Arts & Entertainment

REVIEW: My Sweet Monster

My Sweet Monster is a Russian-made animation dubbed into English (American) which explains why the lip-syncing is so off. Alas, if only that was its only fault.

This confused tale about a princess who flees into the forest to escape an unwanted marriage is highly derivative, convoluted, and not particularly well animated. There’s enough colour, cinematic landscape, action and quirky characters to amuse a very young audience, but anyone old enough to want a plot will find it frustratingly lacking.

Princess Barbara (voiced by Haylie Duff) is 16 years old but still fills her head with romantic fantasies. She has also secretly been corresponding by mail with a distant prince whom she hopes to marry. That dream is thwarted when her father, King Elijah (voiced by Martin Cooke) betrothes her to Bundy (voiced by Pauly Shore), a villainous mail-sorter, under duress. Bundy, who has been snooping around the castle, discovers a large vile called The Spark. It is filled with magical water which gives life to the many robots who make up the staff and soldiers in the castle. With this precious item in his skinny-fingered hands, Bundy holds the King to ransom.
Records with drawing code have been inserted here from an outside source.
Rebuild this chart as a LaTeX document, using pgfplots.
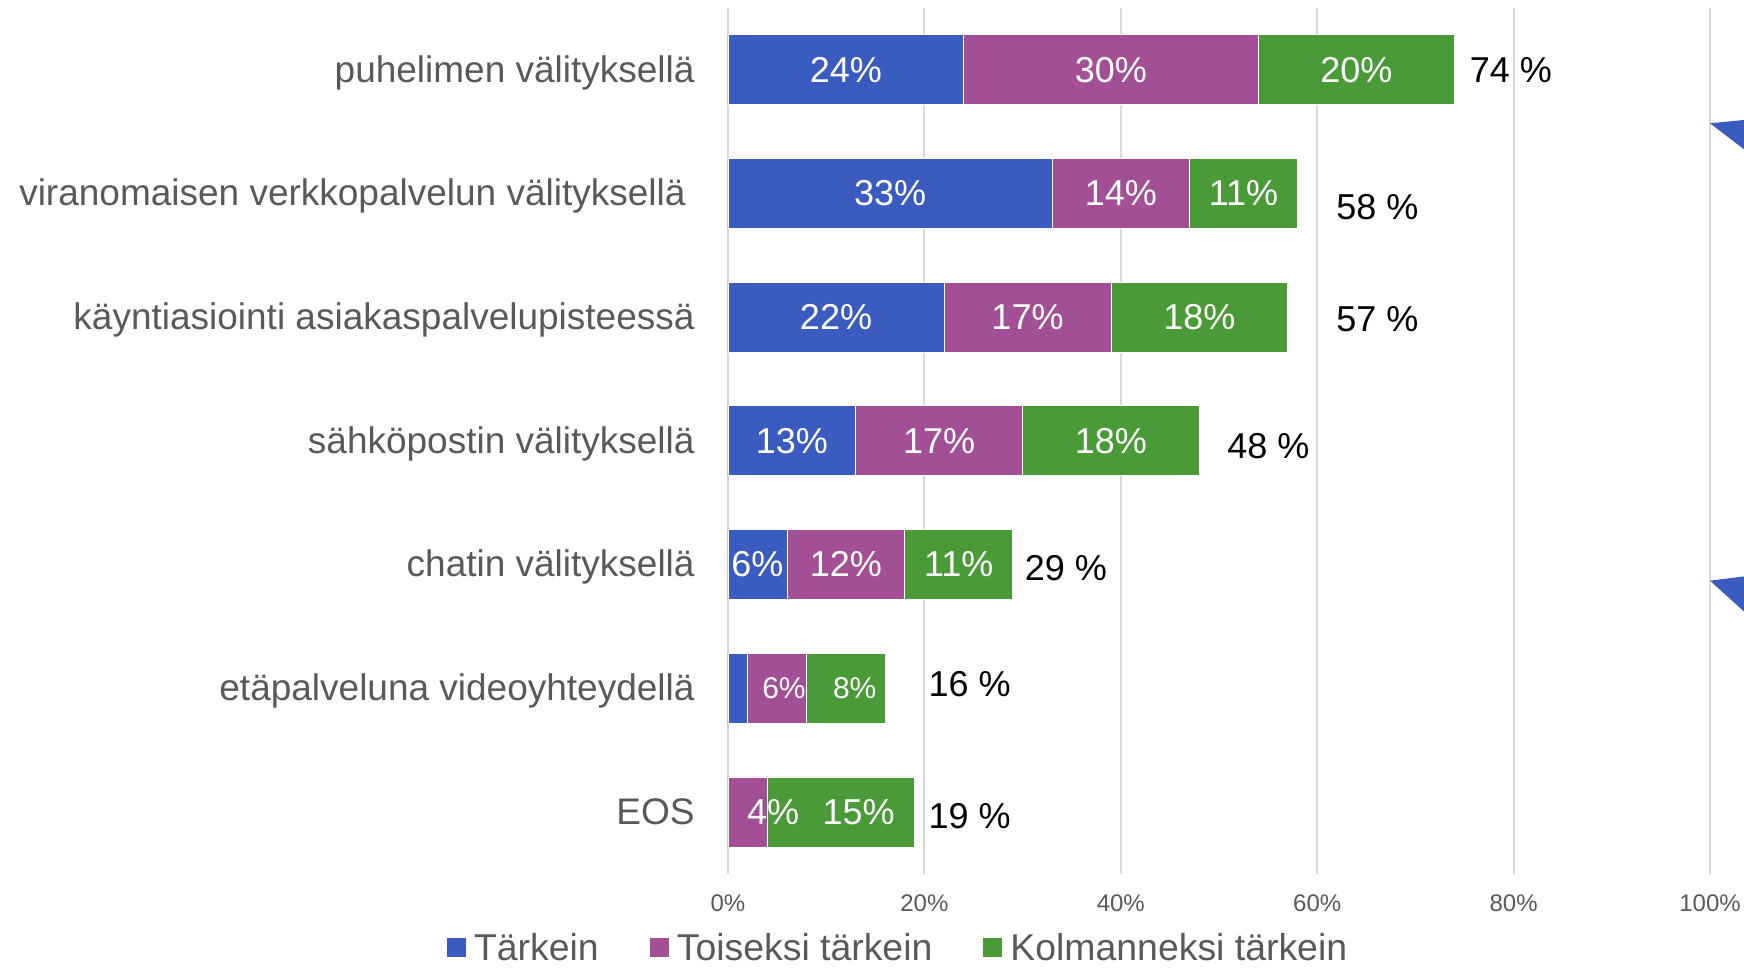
\documentclass[border=0pt]{standalone}
\usepackage{pgfplots}
\pgfplotsset{compat=1.18}
\usepackage{fontspec}
\setmainfont{Liberation Sans}
\definecolor{cBlue}{HTML}{3A5BBF}
\definecolor{cPurple}{HTML}{A24F96}
\definecolor{cGreen}{HTML}{4A9B37}
\definecolor{cText}{HTML}{595959}
\definecolor{cGrid}{HTML}{D9D9D9}
\begin{document}
\begin{tikzpicture}
\path[use as bounding box] (-364pt,-47.1pt) rectangle (508pt,436.9pt);
\pgfplotsset{
  base/.style={
    at={(0pt,0pt)}, anchor=south west,
    scale only axis, width=491pt, height=433pt,
    xmin=0, xmax=100, ymin=-0.5, ymax=6.5, y dir=reverse,
  }
}
\begin{axis}[base,
  xbar stacked, bar width=35pt,
  xtick={0,20,40,60,80,100},
  xticklabels={0\%,20\%,40\%,60\%,80\%,100\%},
  xticklabel style={font=\fontsize{12}{14}\selectfont, text=cText, anchor=center, yshift=-14.6pt},
  ytick={0,1,2,3,4,5,6},
  yticklabels={puhelimen välityksellä, viranomaisen verkkopalvelun välityksellä\rule{4.5pt}{0pt}, käyntiasiointi asiakaspalvelupisteessä, sähköpostin välityksellä, chatin välityksellä, etäpalveluna videoyhteydellä, EOS},
  yticklabel style={font=\fontsize{18.5}{20}\selectfont, text=cText, anchor=east, inner sep=0pt, text height=0.73em, text depth=0.21em, xshift=-16.5pt, yshift=-3.6pt},
  xmajorgrids, ymajorgrids=false,
  grid style={cGrid, line width=1pt},
  axis line style={draw=none},
  major tick length=0pt, tick style={draw=none},
  /pgf/number format/assume math mode=true,
  legend columns=-1,
  legend style={at={(0.1743,-0.0859)}, anchor=center, draw=none, fill=none,
    font=\fontsize{18.7}{20}\selectfont, text=cText,
    nodes={inner ysep=0pt},
    /tikz/every even column/.append style={column sep=23.5pt}},
  legend image code/.code={\fill[#1, draw=none] (0pt,-4.5pt) rectangle (9.5pt,5pt); \path[draw=none, fill=none] (0pt,0pt) -- (11.5pt,0pt);},
]
\addplot[fill=cBlue, draw=white, line width=0.4pt] coordinates {(24,0) (33,1) (22,2) (13,3) (6,4) (2,5) (0,6)};
\addplot[fill=cPurple, draw=white, line width=0.4pt] coordinates {(30,0) (14,1) (17,2) (17,3) (12,4) (6,5) (4,6)};
\addplot[fill=cGreen, draw=white, line width=0.4pt] coordinates {(20,0) (11,1) (18,2) (18,3) (11,4) (8,5) (15,6)};
\legend{Tärkein, Toiseksi tärkein, Kolmanneksi tärkein}
\end{axis}
\begin{axis}[base, hide axis,
  nodes near coords, point meta=explicit symbolic,
  every node near coord/.append style={anchor=center, text=white, font=\fontsize{18}{20}\selectfont, inner sep=0pt},
]
\addplot[draw=none] coordinates {
  (12,0)[24\%] (39,0)[30\%] (64,0)[20\%]
  (16.5,1)[33\%] (40,1)[14\%] (52.5,1)[11\%]
  (11,2)[22\%] (30.5,2)[17\%] (48,2)[18\%]
  (6.5,3)[13\%] (21.5,3)[17\%] (39,3)[18\%]
  (3,4)[6\%] (12,4)[12\%] (23.5,4)[11\%]
  (4.6,6)[4\%] (13.3,6)[15\%]
};
\addplot[draw=none, every node near coord/.append style={font=\fontsize{15}{17}\selectfont}] coordinates {
  (5.7,5)[6\%] (12.9,5)[8\%]
};
\addplot[draw=none, every node near coord/.append style={anchor=west, text=black}] coordinates {
  (75.5,0)[74 \%] (61.9,1.11)[58 \%] (61.9,2.02)[57 \%] (50.8,3.04)[48 \%]
  (30.2,4.03)[29 \%] (20.4,4.97)[16 \%] (20.4,6.03)[19 \%]
};
\end{axis}
\fill[cBlue] (491pt,375.25pt) -- (512pt,377.3pt) -- (512pt,359.2pt) -- cycle;
\fill[cBlue] (491pt,146.55pt) -- (512pt,149.2pt) -- (512pt,127.5pt) -- cycle;
\end{tikzpicture}
\end{document}
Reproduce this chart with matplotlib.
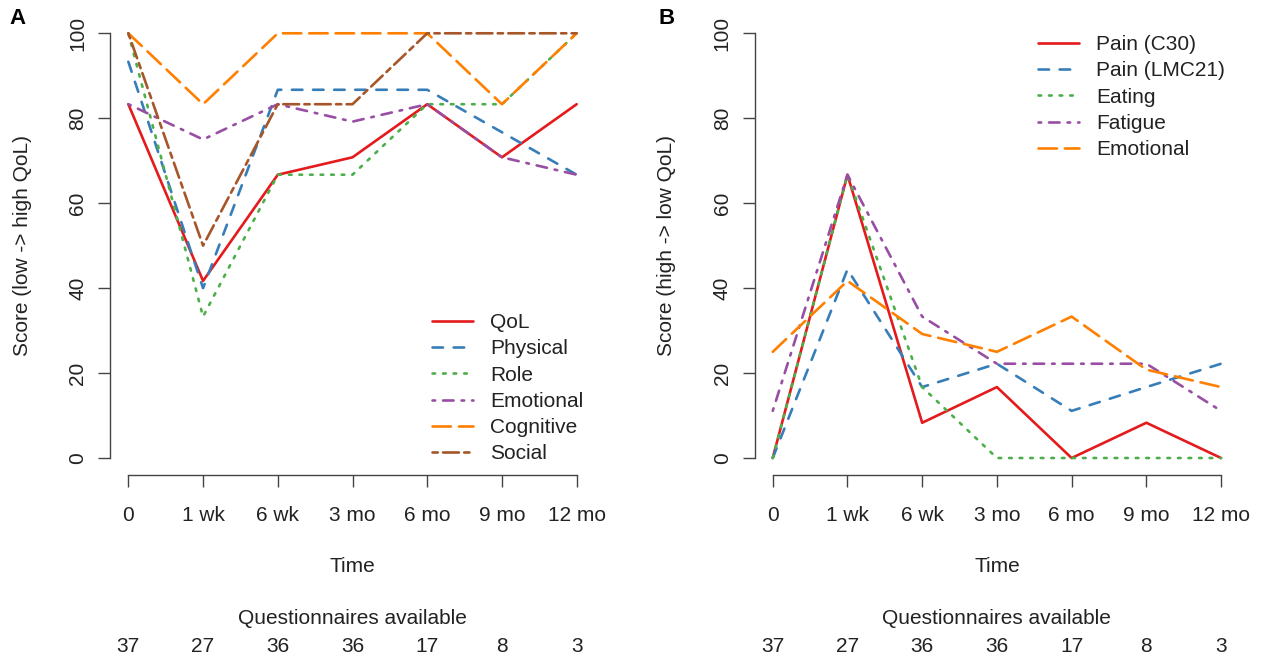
import numpy as np
import matplotlib
matplotlib.use('Agg')
import matplotlib.pyplot as plt
from matplotlib.transforms import blended_transform_factory

plt.rcParams['font.family'] = ['Liberation Sans', 'DejaVu Sans']

time_labels = ['0', '1 wk', '6 wk', '3 mo', '6 mo', '9 mo', '12 mo']
n_available = [37, 27, 36, 36, 17, 8, 3]

# panel A: functioning scales (high = good)
names_a = ['QoL', 'Physical', 'Role', 'Emotional', 'Cognitive', 'Social']
qol       = [83.3, 41.7, 66.7, 70.8, 83.3, 70.8, 83.3]
physical  = [93.3, 40.0, 86.7, 86.7, 86.7, 76.7, 66.7]
role      = [100, 33.3, 66.7, 66.7, 83.3, 83.3, 100]
emotional = [83.3, 75.0, 83.3, 79.2, 83.3, 70.8, 66.7]
cognitive = [100, 83.3, 100, 100, 100, 83.3, 100]
social    = [100, 50.0, 83.3, 83.3, 100, 100, 100]
series_a = [qol, physical, role, emotional, cognitive, social]

# panel B: symptom scales (high = bad)
names_b = ['Pain (C30)', 'Pain (LMC21)', 'Eating', 'Fatigue', 'Emotional']
pain_c30   = [0, 66.7, 8.3, 16.7, 0, 8.3, 0]
pain_lmc21 = [0, 44.4, 16.7, 22.2, 11.1, 16.7, 22.2]
eating     = [0, 66.7, 16.7, 0, 0, 0, 0]
fatigue    = [11.1, 66.7, 33.3, 22.2, 22.2, 22.2, 11.1]
emotional_b = [25.0, 41.7, 29.2, 25.0, 33.3, 20.8, 16.7]
series_b = [pain_c30, pain_lmc21, eating, fatigue, emotional_b]

cols = ['#E41A1C', '#377EB8', '#4DAF4A', '#984EA3', '#FF7F00', '#A65628']
# R lty 1..6
ltys = [None, (4, 4), (1, 3), (1, 3, 4, 3), (7, 3), (2, 2, 6, 2)]

W, H = 1263, 662
fig = plt.figure(figsize=(W/100, H/100), dpi=100)
axc = '#444444'
txtc = '#222222'
lw = 1.9
fs = 15

def px2fig(x, y):
    return x / W, 1 - y / H

def make_panel(left_px, series, names, ylab, letter, leg_xy):
    l, b = px2fig(left_px, 475)
    ax = fig.add_axes([l, b, 484.2 / W, (475 - 16.3) / H])
    x = np.arange(len(time_labels))
    for i, s in enumerate(series):
        line, = ax.plot(x, s, color=cols[i], lw=lw, label=names[i],
                        solid_capstyle='round', dash_capstyle='round')
        if ltys[i] is not None:
            line.set_dashes(ltys[i])
    ax.set_xlim(-0.24, 6.24)
    ax.set_ylim(-4, 104)
    for sp in ['top', 'right']:
        ax.spines[sp].set_visible(False)
    for sp in ['left', 'bottom']:
        ax.spines[sp].set_color(axc)
        ax.spines[sp].set_linewidth(1.0)
    ax.spines['left'].set_bounds(0, 100)
    ax.spines['bottom'].set_bounds(0, 6)
    ax.set_xticks(x)
    ax.set_xticklabels(time_labels)
    ax.set_yticks([0, 20, 40, 60, 80, 100])
    ax.set_yticklabels(['0', '20', '40', '60', '80', '100'], rotation=90, va='center')
    ax.tick_params(axis='both', direction='out', length=8.6, width=1.0,
                   color=axc, labelsize=fs, labelcolor=txtc)
    ax.tick_params(axis='x', pad=14)
    ax.tick_params(axis='y', pad=8)
    ax.set_ylabel(ylab, fontsize=fs, color=txtc)
    ax.yaxis.set_label_coords(-0.162, 0.5)
    cx = (left_px + 484.2 / 2) / W
    fig.text(cx, 1 - 567 / H, 'Time', ha='center', va='center', fontsize=fs, color=txtc)
    fig.text(cx, 1 - 618 / H, 'Questionnaires available', ha='center', va='center',
             fontsize=fs, color=txtc)
    tr = blended_transform_factory(ax.transData, fig.transFigure)
    for xi, n in zip(x, n_available):
        ax.text(xi, 1 - 647 / H, str(n), transform=tr, ha='center', va='center',
                fontsize=fs, color=txtc)
    lx, ly = leg_xy
    ax.legend(loc='upper left', bbox_to_anchor=px2fig(lx, ly), bbox_transform=fig.transFigure,
              frameon=False, fontsize=fs, handlelength=1.95, handletextpad=0.85,
              labelspacing=0.35, borderpad=0, borderaxespad=0, labelcolor=txtc)
    fig.text(*px2fig(letter[1], 19), letter[0], ha='center', va='center',
             fontsize=16, fontweight='bold', color='black')
    return ax

make_panel(110.4, series_a, names_a, 'Score (low -> high QoL)', ('A', 18), (432, 313))
make_panel(754.8, series_b, names_b, 'Score (high -> low QoL)', ('B', 667), (1038, 35))

fig.savefig('out.png', dpi=100)
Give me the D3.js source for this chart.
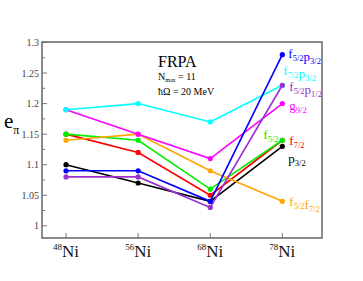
<!DOCTYPE html>
<html>
<head>
<meta charset="utf-8">
<script src="https://cdn.jsdelivr.net/npm/d3@7"></script>
<style>
  body { margin: 0; background: #fff; }
  text { font-family: "Liberation Serif", "DejaVu Serif", serif; }
</style>
</head>
<body>
<div id="chart"></div>
<script>
const width = 363;
const height = 281;

// nuclei along x
const nuclei = ['48', '56', '68', '78'];

// e_pi values per orbital set
const p32 = [1.10, 1.07, 1.04, 1.13];
const f72 = [1.15, 1.12, 1.05, 1.14];
const f52 = [1.15, 1.14, 1.06, 1.14];
const f52f72 = [1.14, 1.15, 1.09, 1.04];
const g92 = [1.19, 1.15, 1.11, 1.20];
const f72p32 = [1.19, 1.20, 1.17, 1.23];
const f52p12 = [1.08, 1.08, 1.03, 1.23];
const f52p32 = [1.09, 1.09, 1.04, 1.28];

const yTicks = [1, 1.05, 1.1, 1.15, 1.2, 1.25, 1.3];

const series = [
  { name: [['p', '3/2']], vals: p32, color: '#000000', dx: 6, dy: 17 },
  { name: [['f', '7/2']], vals: f72, color: '#ff0000', dx: 7, dy: 5 },
  { name: [['f', '5/2']], vals: f52, color: '#00ee00', dx: -19, dy: -1 },
  { name: [['f', '5/2'], ['f', '7/2']], vals: f52f72, color: '#ffa500', dx: 7, dy: 5 },
  { name: [['g', '9/2']], vals: g92, color: '#ff00ff', dx: 7, dy: 6 },
  { name: [['f', '7/2'], ['p', '3/2']], vals: f72p32, color: '#00ffff', dx: 1, dy: -10 },
  { name: [['f', '5/2'], ['p', '1/2']], vals: f52p12, color: '#9b30d0', dx: 7, dy: 6 },
  { name: [['f', '5/2'], ['p', '3/2']], vals: f52p32, color: '#0000ff', dx: 6, dy: 3 }
];

const margin = { left: 42, right: 41, top: 42, bottom: 43 };

const svg = d3.select('#chart')
  .append('svg')
  .attr('width', width)
  .attr('height', height);

const x = d3.scaleLinear()
  .domain([-1 / 3, 3.55])
  .range([margin.left, width - margin.right]);

const y = d3.scaleLinear()
  .domain([0.98, 1.3])
  .range([height - margin.bottom, margin.top + 0.5]);

// y axis ticks (inside)
const yMinor = d3.range(0, 13).map(i => 1 + i * 0.025);
svg.append('g')
  .selectAll('line')
  .data(yMinor)
  .enter()
  .append('line')
  .attr('x1', margin.left)
  .attr('x2', (d, i) => margin.left + (i % 2 === 0 ? 5 : 3))
  .attr('y1', d => y(d))
  .attr('y2', d => y(d))
  .attr('stroke', '#777')
  .attr('stroke-width', 1);

svg.append('g')
  .selectAll('text')
  .data(yTicks)
  .enter()
  .append('text')
  .attr('x', margin.left - 3)
  .attr('y', d => y(d) + 3.5)
  .attr('text-anchor', 'end')
  .attr('font-size', 10)
  .attr('fill', '#444')
  .text(d => d);

// x ticks
svg.append('g')
  .selectAll('line')
  .data(nuclei)
  .enter()
  .append('line')
  .attr('x1', (d, i) => x(i))
  .attr('x2', (d, i) => x(i))
  .attr('y1', height - margin.bottom)
  .attr('y2', height - margin.bottom - 5)
  .attr('stroke', '#777');

const xl = svg.append('g')
  .selectAll('text')
  .data(nuclei)
  .enter()
  .append('text')
  .attr('x', (d, i) => x(i) - 13)
  .attr('y', height - 24)
  .attr('fill', '#111');
xl.append('tspan')
  .attr('font-size', 9)
  .attr('dy', -7)
  .text(d => d);
xl.append('tspan')
  .attr('font-size', 17)
  .attr('dy', 7)
  .text('Ni');

// frame
svg.append('rect')
  .attr('x', margin.left)
  .attr('y', margin.top)
  .attr('width', width - margin.left - margin.right)
  .attr('height', height - margin.top - margin.bottom)
  .attr('fill', 'none')
  .attr('stroke', '#666')
  .attr('stroke-width', 1.5);

// lines
const line = d3.line()
  .x((d, i) => x(i))
  .y(d => y(d));

series.forEach(s => {
  svg.append('path')
    .datum(s.vals)
    .attr('d', line)
    .attr('fill', 'none')
    .attr('stroke', s.color)
    .attr('stroke-width', 1.6);

  svg.append('g')
    .selectAll('circle')
    .data(s.vals)
    .enter()
    .append('circle')
    .attr('cx', (d, i) => x(i))
    .attr('cy', d => y(d))
    .attr('r', 2.6)
    .attr('fill', s.color);

  // label at the 78Ni end
  const t = svg.append('text')
    .attr('x', x(3) + s.dx)
    .attr('y', y(s.vals[3]) + s.dy)
    .attr('fill', s.color)
    .attr('font-size', 13);
  s.name.forEach(part => {
    t.append('tspan').attr('dy', 0).text(part[0]);
    t.append('tspan').attr('font-size', 8.5).attr('dy', 3).text(part[1]);
    t.append('tspan').attr('font-size', 13).attr('dy', -3).text('');
  });
});

// y axis title
const yt = svg.append('text')
  .attr('x', 4)
  .attr('y', 128)
  .attr('font-size', 21)
  .attr('fill', '#000');
yt.append('tspan').text('e');
yt.append('tspan').attr('font-size', 12).attr('dy', 6).text('π');

// annotation
svg.append('text')
  .attr('x', 158)
  .attr('y', 67)
  .attr('font-size', 16)
  .text('FRPA');
const nm = svg.append('text')
  .attr('x', 158)
  .attr('y', 80)
  .attr('font-size', 10);
nm.append('tspan').text('N');
nm.append('tspan').attr('font-size', 6).attr('dy', 2).text('max');
nm.append('tspan').attr('dy', -2).text(' = 11');
svg.append('text')
  .attr('x', 158)
  .attr('y', 95)
  .attr('font-size', 10)
  .text('ħΩ = 20 MeV');
</script>
</body>
</html>
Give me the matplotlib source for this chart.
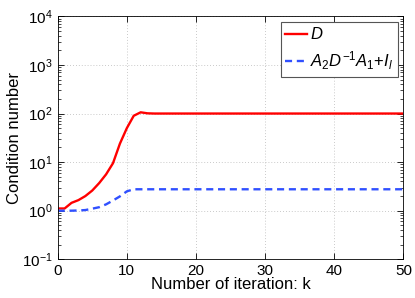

Barbara is having none of it and escapes on her trusty steed, Fireball. After some misadventure in the forest, Barbara finds herself captured by a large and apparently sweet monster named Bogey (voiced by Jon Heder) and his sidekick, a rabbit unimaginatively named Rabbit (voiced by Josh Wilson). From here, things get very chaotic while ultimately being quite predictable.

There are songs in the movie but you couldn’t justifiably call it a musical. The songs are underwhelming and are thoughtlessly thrown into the story, contributing little. This feels like a film made quickly using off-the-shelf elements haphazardly thrown together for a mainstream, undiscerning audience.